Written request
Retype word for word the first line of the listing and each line after it up to the line with "0.34, 0.27, 0.22, 0.16, 0.11, 0.07, 0.03, 0.00]", with the pictures taken out.

◇ ◇ ◇

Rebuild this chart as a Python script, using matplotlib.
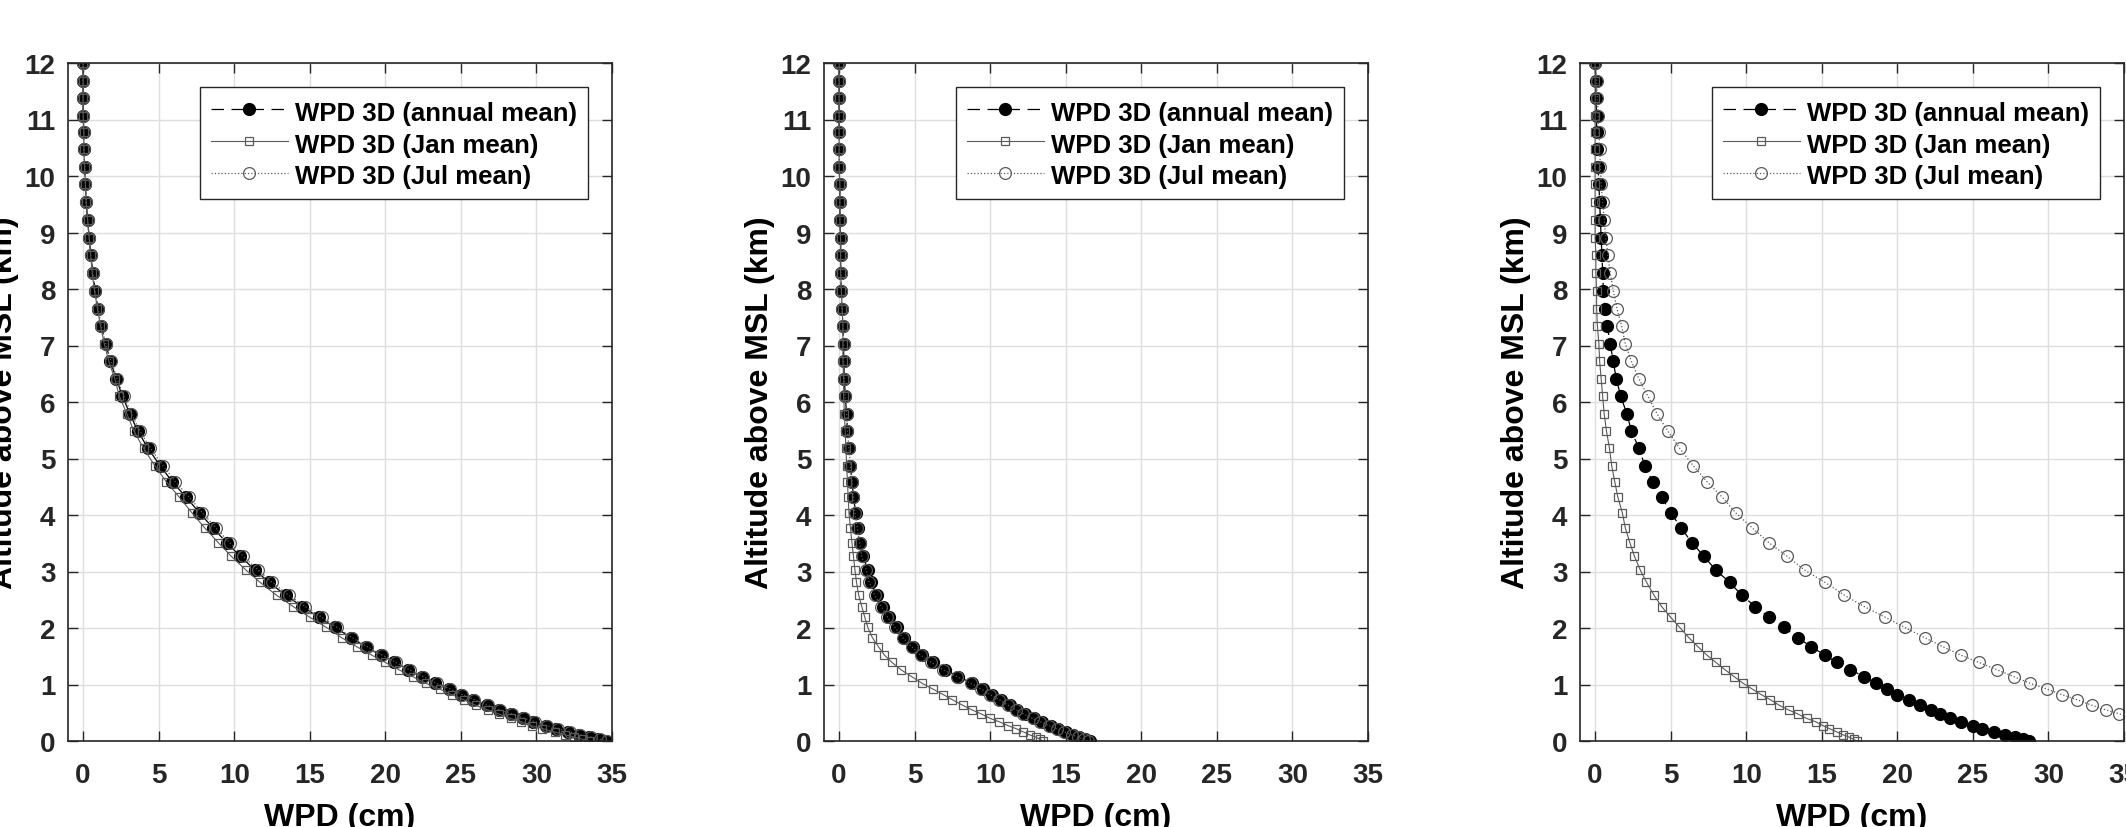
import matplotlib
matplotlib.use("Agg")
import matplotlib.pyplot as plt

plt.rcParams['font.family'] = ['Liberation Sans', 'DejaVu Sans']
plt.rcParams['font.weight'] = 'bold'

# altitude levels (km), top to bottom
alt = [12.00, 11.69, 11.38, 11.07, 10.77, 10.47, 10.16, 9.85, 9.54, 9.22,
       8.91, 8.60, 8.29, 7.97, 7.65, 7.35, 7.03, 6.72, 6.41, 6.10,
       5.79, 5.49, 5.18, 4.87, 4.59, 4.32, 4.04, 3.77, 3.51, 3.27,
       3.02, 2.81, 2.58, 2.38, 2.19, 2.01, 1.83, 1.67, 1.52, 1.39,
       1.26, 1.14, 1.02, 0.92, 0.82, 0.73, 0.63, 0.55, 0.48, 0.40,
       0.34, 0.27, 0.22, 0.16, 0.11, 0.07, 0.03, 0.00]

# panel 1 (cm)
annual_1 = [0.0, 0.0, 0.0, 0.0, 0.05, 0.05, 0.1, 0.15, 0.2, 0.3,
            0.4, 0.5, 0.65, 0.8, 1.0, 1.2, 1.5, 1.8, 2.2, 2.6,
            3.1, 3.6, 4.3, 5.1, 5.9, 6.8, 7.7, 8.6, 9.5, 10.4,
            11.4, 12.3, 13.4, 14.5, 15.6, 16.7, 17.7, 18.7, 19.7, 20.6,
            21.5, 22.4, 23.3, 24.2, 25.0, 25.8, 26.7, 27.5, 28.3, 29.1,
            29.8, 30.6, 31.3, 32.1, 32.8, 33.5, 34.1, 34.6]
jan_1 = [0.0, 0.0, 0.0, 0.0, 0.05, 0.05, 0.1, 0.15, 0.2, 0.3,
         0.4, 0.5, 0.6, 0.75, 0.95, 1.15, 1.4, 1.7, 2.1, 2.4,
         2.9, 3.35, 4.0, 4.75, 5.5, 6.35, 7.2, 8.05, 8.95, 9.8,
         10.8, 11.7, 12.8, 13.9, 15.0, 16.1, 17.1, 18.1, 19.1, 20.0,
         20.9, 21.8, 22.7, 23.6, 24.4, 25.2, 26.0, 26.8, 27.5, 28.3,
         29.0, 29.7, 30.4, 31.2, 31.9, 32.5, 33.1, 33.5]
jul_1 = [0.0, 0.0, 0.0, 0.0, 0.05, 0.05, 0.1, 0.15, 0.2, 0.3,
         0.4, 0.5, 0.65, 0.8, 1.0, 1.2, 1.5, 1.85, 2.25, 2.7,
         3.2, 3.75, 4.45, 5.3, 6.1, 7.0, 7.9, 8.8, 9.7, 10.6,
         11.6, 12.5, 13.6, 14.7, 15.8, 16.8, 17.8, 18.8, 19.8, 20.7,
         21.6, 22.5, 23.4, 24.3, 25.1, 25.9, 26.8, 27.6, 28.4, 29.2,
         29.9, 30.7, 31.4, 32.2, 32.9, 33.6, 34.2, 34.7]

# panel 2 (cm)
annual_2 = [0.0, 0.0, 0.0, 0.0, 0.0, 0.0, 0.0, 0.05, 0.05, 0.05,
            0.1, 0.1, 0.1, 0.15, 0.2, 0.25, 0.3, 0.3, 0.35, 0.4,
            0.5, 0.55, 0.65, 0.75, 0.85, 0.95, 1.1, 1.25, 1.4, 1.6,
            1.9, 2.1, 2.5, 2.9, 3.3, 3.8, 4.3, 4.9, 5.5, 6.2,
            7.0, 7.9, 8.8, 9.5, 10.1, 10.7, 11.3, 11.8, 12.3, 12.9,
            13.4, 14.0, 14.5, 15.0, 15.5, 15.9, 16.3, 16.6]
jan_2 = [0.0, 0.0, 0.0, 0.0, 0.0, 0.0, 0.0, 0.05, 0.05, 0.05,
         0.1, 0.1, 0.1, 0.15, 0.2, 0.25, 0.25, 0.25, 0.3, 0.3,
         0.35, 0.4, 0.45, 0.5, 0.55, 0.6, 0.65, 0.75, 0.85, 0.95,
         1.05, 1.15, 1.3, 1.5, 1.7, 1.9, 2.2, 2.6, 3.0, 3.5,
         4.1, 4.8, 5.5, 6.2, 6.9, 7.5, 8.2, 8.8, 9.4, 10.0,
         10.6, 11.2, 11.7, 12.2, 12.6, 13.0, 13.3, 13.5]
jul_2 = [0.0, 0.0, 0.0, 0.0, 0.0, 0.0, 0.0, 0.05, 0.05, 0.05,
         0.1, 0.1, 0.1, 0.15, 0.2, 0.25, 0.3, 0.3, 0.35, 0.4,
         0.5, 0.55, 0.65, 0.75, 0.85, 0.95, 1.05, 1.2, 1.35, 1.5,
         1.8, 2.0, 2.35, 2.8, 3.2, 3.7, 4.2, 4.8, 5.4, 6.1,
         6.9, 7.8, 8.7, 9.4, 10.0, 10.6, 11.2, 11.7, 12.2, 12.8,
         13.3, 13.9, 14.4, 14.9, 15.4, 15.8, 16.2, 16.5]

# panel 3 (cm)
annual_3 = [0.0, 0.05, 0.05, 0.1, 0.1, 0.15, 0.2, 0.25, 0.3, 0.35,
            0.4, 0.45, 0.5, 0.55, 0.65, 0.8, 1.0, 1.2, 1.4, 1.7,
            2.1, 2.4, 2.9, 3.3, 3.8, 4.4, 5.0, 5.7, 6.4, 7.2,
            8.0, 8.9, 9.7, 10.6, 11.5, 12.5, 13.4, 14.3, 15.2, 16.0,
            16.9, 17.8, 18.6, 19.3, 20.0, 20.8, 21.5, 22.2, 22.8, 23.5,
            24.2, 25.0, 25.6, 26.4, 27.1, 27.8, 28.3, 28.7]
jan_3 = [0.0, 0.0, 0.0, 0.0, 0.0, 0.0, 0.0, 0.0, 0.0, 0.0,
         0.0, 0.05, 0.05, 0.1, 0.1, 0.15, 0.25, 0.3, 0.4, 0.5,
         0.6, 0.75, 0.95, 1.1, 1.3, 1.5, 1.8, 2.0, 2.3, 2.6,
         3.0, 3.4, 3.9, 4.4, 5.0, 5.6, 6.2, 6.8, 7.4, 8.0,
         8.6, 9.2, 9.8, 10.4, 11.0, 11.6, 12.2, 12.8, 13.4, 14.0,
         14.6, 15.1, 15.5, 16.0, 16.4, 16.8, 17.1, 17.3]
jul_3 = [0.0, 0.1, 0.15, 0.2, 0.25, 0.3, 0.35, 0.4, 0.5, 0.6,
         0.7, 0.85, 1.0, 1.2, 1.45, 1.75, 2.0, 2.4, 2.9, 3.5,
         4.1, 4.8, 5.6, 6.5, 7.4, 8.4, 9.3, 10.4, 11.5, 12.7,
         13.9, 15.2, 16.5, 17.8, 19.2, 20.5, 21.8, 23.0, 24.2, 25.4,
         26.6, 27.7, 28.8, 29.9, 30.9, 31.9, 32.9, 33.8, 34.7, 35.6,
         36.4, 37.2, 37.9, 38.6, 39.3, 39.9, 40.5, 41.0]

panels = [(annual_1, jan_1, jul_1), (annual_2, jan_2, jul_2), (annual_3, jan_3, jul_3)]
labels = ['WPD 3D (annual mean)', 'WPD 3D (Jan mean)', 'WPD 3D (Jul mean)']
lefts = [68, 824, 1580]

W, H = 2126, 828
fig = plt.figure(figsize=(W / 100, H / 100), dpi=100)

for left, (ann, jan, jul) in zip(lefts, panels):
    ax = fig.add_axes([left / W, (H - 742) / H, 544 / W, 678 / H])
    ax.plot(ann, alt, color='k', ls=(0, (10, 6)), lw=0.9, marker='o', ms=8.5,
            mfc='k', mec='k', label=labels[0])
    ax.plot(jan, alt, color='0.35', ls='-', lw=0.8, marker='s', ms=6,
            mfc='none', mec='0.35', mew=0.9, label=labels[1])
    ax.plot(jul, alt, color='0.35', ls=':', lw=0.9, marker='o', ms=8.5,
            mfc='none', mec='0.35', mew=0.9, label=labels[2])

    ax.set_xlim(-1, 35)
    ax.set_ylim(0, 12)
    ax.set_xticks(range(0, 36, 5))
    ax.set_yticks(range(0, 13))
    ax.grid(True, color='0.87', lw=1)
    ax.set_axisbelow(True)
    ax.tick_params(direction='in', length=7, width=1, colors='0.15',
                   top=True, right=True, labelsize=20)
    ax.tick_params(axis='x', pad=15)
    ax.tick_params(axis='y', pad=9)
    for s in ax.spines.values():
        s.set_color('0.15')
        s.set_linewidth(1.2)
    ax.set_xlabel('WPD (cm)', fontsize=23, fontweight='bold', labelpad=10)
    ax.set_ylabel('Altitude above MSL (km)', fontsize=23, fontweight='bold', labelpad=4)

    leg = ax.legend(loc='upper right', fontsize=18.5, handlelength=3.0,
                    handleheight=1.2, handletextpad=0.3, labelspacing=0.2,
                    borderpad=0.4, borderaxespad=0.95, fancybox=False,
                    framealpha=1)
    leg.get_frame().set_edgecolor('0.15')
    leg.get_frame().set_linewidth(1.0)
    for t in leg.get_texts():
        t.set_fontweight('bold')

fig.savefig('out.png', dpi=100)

◇ ◇ ◇

The solution
Rebuild this chart as a Python script, using matplotlib.
import matplotlib
matplotlib.use("Agg")
import matplotlib.pyplot as plt

plt.rcParams['font.family'] = ['Liberation Sans', 'DejaVu Sans']
plt.rcParams['font.weight'] = 'bold'

# altitude levels (km), top to bottom
alt = [12.00, 11.69, 11.38, 11.07, 10.77, 10.47, 10.16, 9.85, 9.54, 9.22,
       8.91, 8.60, 8.29, 7.97, 7.65, 7.35, 7.03, 6.72, 6.41, 6.10,
       5.79, 5.49, 5.18, 4.87, 4.59, 4.32, 4.04, 3.77, 3.51, 3.27,
       3.02, 2.81, 2.58, 2.38, 2.19, 2.01, 1.83, 1.67, 1.52, 1.39,
       1.26, 1.14, 1.02, 0.92, 0.82, 0.73, 0.63, 0.55, 0.48, 0.40,
       0.34, 0.27, 0.22, 0.16, 0.11, 0.07, 0.03, 0.00]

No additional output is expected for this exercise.